The double life he craves is nowhere close to the life he leads. Returning to Paris from his life in the States as a university lecturer and one-book writer, he longs to be a husband and a father again, but with a history of violence, his wife calls the police and he takes off. He watches his daughter from a distance, in parks and from behind iron fences. Marginalised by his family, he quickly finds himself on the borders of society too, when he’s robbed of all his belongings and penniless. But he ends up working as a surveillance guard in a no-questions-asked underworld business to pay back his hotel debts and where he can write, for hours on end, a literary missive to his daughter.
The space though that haunts The Woman In The Fifth the most is the space of art and the imagination. It’s present in the camerawork from the very beginning, where Ryszard Lenczewski‘s beautiful cinematography slowly reveals Tom’s daughter Chloé in a misty forest, or blurs the green shimmers of a park in summer into a kaleidoscopic delight. A godly space of beautiful creation. it’s also an imaginative space he conjures up when he writes, or visits with his muse, walking along its abandoned curving railway tracks.
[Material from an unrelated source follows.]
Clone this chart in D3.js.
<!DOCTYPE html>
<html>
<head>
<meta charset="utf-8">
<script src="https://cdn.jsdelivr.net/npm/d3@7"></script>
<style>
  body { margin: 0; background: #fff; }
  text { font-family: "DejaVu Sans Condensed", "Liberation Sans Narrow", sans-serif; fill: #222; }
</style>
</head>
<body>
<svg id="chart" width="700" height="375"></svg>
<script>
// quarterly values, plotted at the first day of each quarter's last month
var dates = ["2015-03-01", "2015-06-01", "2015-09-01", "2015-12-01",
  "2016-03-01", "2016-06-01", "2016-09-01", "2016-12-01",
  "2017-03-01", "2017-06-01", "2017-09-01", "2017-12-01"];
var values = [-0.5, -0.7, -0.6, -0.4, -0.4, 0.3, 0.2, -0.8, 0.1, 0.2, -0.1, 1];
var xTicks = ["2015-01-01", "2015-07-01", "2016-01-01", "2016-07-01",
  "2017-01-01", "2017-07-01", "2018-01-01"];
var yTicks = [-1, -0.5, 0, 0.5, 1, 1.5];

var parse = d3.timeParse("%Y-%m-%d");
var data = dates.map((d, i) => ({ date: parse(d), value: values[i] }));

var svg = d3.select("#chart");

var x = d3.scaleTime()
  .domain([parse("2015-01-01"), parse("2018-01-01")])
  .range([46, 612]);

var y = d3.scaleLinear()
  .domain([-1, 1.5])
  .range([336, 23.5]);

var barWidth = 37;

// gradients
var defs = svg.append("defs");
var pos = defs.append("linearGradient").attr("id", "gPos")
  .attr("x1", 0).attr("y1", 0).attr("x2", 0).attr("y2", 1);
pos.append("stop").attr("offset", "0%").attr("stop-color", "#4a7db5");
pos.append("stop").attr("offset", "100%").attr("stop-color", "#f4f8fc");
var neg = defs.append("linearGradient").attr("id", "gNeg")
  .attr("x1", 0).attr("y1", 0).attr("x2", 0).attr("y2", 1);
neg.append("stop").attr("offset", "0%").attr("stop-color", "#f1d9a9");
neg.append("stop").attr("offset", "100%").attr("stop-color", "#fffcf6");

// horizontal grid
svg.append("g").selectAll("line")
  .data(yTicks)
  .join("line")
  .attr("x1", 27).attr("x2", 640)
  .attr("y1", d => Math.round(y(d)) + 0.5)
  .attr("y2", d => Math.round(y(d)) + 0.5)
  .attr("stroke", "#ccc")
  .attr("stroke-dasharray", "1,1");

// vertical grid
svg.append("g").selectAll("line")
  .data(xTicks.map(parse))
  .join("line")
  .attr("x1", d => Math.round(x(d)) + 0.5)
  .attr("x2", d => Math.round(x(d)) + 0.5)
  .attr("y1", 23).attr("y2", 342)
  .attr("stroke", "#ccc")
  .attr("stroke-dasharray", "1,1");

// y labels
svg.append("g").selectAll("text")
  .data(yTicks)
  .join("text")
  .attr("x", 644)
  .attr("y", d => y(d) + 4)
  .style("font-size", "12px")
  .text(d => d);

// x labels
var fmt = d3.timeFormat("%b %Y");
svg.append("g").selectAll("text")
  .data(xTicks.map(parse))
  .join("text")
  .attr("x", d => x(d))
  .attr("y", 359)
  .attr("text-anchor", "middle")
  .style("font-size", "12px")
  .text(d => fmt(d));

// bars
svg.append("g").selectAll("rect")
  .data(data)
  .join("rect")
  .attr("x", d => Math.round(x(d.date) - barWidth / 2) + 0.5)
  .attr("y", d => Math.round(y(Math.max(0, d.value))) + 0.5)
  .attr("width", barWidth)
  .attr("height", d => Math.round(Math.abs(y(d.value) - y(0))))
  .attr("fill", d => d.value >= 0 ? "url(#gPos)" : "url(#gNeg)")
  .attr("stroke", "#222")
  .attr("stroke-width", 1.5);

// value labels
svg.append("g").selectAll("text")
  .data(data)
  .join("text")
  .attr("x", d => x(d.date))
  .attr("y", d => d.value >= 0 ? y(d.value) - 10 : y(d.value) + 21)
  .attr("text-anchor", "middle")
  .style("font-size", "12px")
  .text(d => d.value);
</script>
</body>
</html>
But most chillingly, it’s also a realm haunted by spiders, owls, craneflies and beetles; a hellish underworld to which Margit’s restless soul can banish Chloé, a waiting room for death from which only Tom’s self-sacrifice can free her, exchanging his daughter’s life for his own, and shaking off this mortal coil indefinitely with a fatal fade to white when he visits Margit in her abandoned apartment.
Mentally ill and with a propensity to violence, the threads of truth in The Woman In The Fifth are almost impossible to knit together. The story is seen through Tom’s unreliable eyes, and we’ll never know if he murdered his hotel neighbour Sissoko, or whether his interest in Margit was imagined, or the safe return of his daughter mere coincidence. Like the fantasy space he imagined with his daughter that led to his first book Forest Life, Tom’s way of seeing the world is one he shares with his daughter. It’s a worrying thought, but it’s a passion for creativity that leads to both artistic inspiration and disturbing delusion.
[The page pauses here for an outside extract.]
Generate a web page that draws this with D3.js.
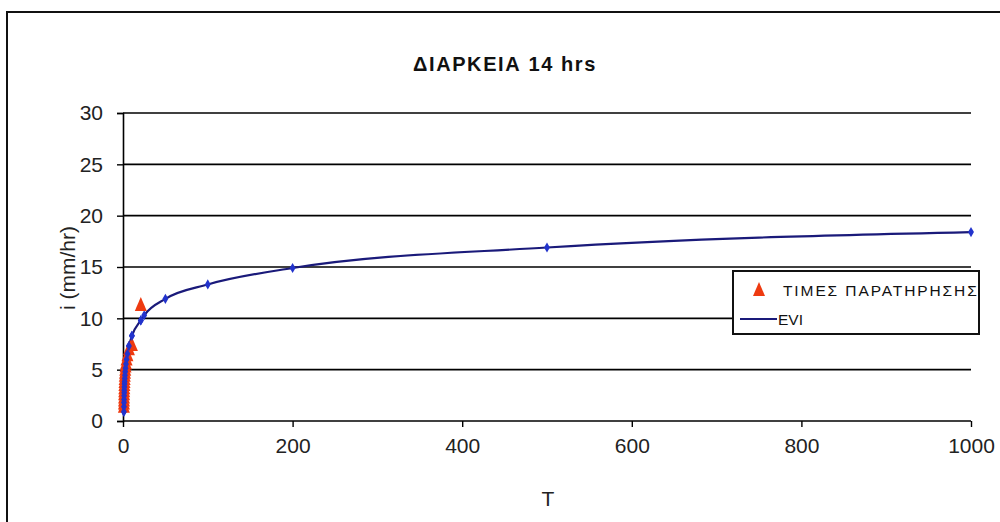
<!DOCTYPE html>
<html><head><meta charset="utf-8">
<script src="https://cdn.jsdelivr.net/npm/d3@7"></script>
<style>body{margin:0;background:#fff}svg{display:block}</style>
</head><body>
<svg id="c" width="1000" height="522"></svg>
<script>
const titleText = "ΔΙΑΡΚΕΙΑ 14 hrs";
const xLabel = "T";
const yLabel = "i (mm/hr)";
const seriesNames = ["ΤΙΜΕΣ ΠΑΡΑΤΗΡΗΣΗΣ", "EVI"];
const xTicks = [0, 200, 400, 600, 800, 1000];
const yTicks = [0, 5, 10, 15, 20, 25, 30];
// observed values (return period T, intensity i)
const obsT = [21, 10.5, 7, 5.25, 4.2, 3.5, 3, 2.625, 2.33, 2.1, 1.91, 1.75, 1.615, 1.5, 1.4, 1.3125, 1.235, 1.167, 1.105, 1.05];
const obsI = [11.3, 7.4, 7.0, 6.4, 6.0, 5.6, 5.3, 5.0, 4.7, 4.4, 4.1, 3.8, 3.5, 3.2, 2.9, 2.6, 2.3, 2.0, 1.7, 1.4];
// EV1 fitted curve
const eviT = [1.05, 1.105, 1.167, 1.235, 1.3125, 1.4, 1.5, 1.615, 1.75, 1.91, 2.1, 2.33, 2.625, 3, 3.5, 4.2, 5.25, 7, 10.5, 21, 25, 50, 100, 200, 500, 1000];
const eviI = [0.9, 1.4, 1.8, 2.1, 2.45, 2.75, 3.0, 3.3, 3.6, 3.85, 4.15, 4.45, 4.8, 5.15, 5.55, 6.0, 6.55, 7.3, 8.3, 9.8, 10.3, 11.9, 13.3, 14.9, 16.9, 18.4];

const svg = d3.select("#c");
const font = "Liberation Sans, Arial, sans-serif";
svg.append("rect").attr("x",7).attr("y",12).attr("width",1000).attr("height",600)
  .attr("fill","#fff").attr("stroke","#111").attr("stroke-width",2);

const x = d3.scaleLinear().domain([0,1000]).range([123,971]);
const y = d3.scaleLinear().domain([0,30]).range([421,113]);

// gridlines
svg.append("g").selectAll("line").data(yTicks).join("line")
  .attr("x1",x(0)).attr("x2",x(1000)).attr("y1",d=>y(d)).attr("y2",d=>y(d))
  .attr("stroke","#000").attr("stroke-width",1.6);

const yAxis = svg.append("g").attr("transform",`translate(${x(0)},0)`)
  .call(d3.axisLeft(y).tickValues(yTicks).tickSize(6).tickPadding(14).tickFormat(d3.format("d")));
const xAxis = svg.append("g").attr("transform",`translate(0,${y(0)})`)
  .call(d3.axisBottom(x).tickValues(xTicks).tickSize(6).tickPadding(11).tickFormat(d3.format("d")));
[yAxis,xAxis].forEach(a=>{
  a.selectAll("path").attr("stroke","#000").attr("stroke-width",1.6);
  a.selectAll("line").attr("stroke","#000").attr("stroke-width",1.4);
  a.selectAll("text").attr("font-family",font).attr("font-size",21).attr("fill","#222");
});
xAxis.select(".domain").remove();

svg.append("text").attr("x",505).attr("y",71).attr("text-anchor","middle")
  .attr("font-family",font).attr("font-weight","bold").attr("font-size",20)
  .attr("letter-spacing",1.6).attr("fill","#111").text(titleText);
svg.append("text").attr("x",548).attr("y",506).attr("text-anchor","middle")
  .attr("font-family",font).attr("font-size",21).attr("fill","#222").text(xLabel);
svg.append("text").attr("transform","translate(75,268) rotate(-90)").attr("text-anchor","middle")
  .attr("font-family",font).attr("font-size",21).attr("fill","#222").text(yLabel);

// EVI line
const eviData = eviT.map((t,i)=>({t, v:eviI[i]}));
svg.append("path").datum(eviData)
  .attr("d", d3.line().x(d=>x(d.t)).y(d=>y(d.v)).curve(d3.curveMonotoneX))
  .attr("fill","none").attr("stroke","#1a1a7a").attr("stroke-width",2.2);
const diamond = d3.symbol().type(d3.symbolDiamond).size(30);
svg.append("g").selectAll("path").data(eviData).join("path")
  .attr("transform",d=>`translate(${x(d.t)},${y(d.v)})`).attr("d",diamond)
  .attr("fill","#2233cc");

// observed triangles
const tri = "M0,-8L6,6L-6,6Z";
svg.append("g").selectAll("path").data(obsT.map((t,i)=>({t,v:obsI[i]}))).join("path")
  .attr("transform",d=>`translate(${x(d.t)},${y(d.v)})`).attr("d",tri)
  .attr("fill","#ee3a10");
// EVI markers visible over the cluster as in reference
svg.append("g").selectAll("path").data(eviData.filter(d=>d.t<25)).join("path")
  .attr("transform",d=>`translate(${x(d.t)},${y(d.v)})`).attr("d",diamond)
  .attr("fill","#2233cc");

// legend
const lg = svg.append("g");
lg.append("rect").attr("x",733).attr("y",271).attr("width",246).attr("height",63)
  .attr("fill","#fff").attr("stroke","#111").attr("stroke-width",2);
lg.append("clipPath").attr("id","lc").append("rect").attr("x",733).attr("y",271).attr("width",245).attr("height",63);
lg.append("path").attr("transform","translate(759,290)").attr("d",tri).attr("fill","#ee3a10");
lg.append("text").attr("x",783).attr("y",296).attr("clip-path","url(#lc)")
  .attr("font-family",font).attr("font-size",15.5).attr("letter-spacing",1.9).attr("fill","#111").text(seriesNames[0]);
lg.append("line").attr("x1",740).attr("x2",777).attr("y1",319).attr("y2",319)
  .attr("stroke","#1a1a7a").attr("stroke-width",2);
lg.append("text").attr("x",778).attr("y",325)
  .attr("font-family",font).attr("font-size",15.5).attr("fill","#111").text(seriesNames[1]);
</script>
</body></html>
In its tale of a powerful, dangerous love, The Woman In The Fifth recalls Pawlikowski’s previous film My Summer Of Love, with its otherworldly romanticism and giddy emotion. Kristin Scott Thomas is underused, but as the angry, angsty French-speaking gauche intellectual, Ethan Hawke performs admirably. To type. The casting is perhaps a little obvious and Pawlikowski’s story a little abstract, but he seems to be aiming for something greater. With Lenczewski’s magisterial camerawork floating up banisters and hugging out-of-focus walls, Pawlikowski is shooting for a transcendentalism worthy of Bresson, Kieslowski or Ozu. He may not quite hit the mark, fostering perhaps bafflement rather than ecstasy. But it’s a bold move all the same, and with his fusion of the extraordinary and the everyday, it’s a beautiful dip in an unforgettable space.
The Woman In The Fifth is released in the UK on 17th February 2012
Mark Wilshin-the reviewer:
You, sir are better than the film! Enjoyed your brilliant essay very much.!
Kathy Millard Toronto Canada
I’m glad. Hope you’ve got some fun films coming out in Toron’o!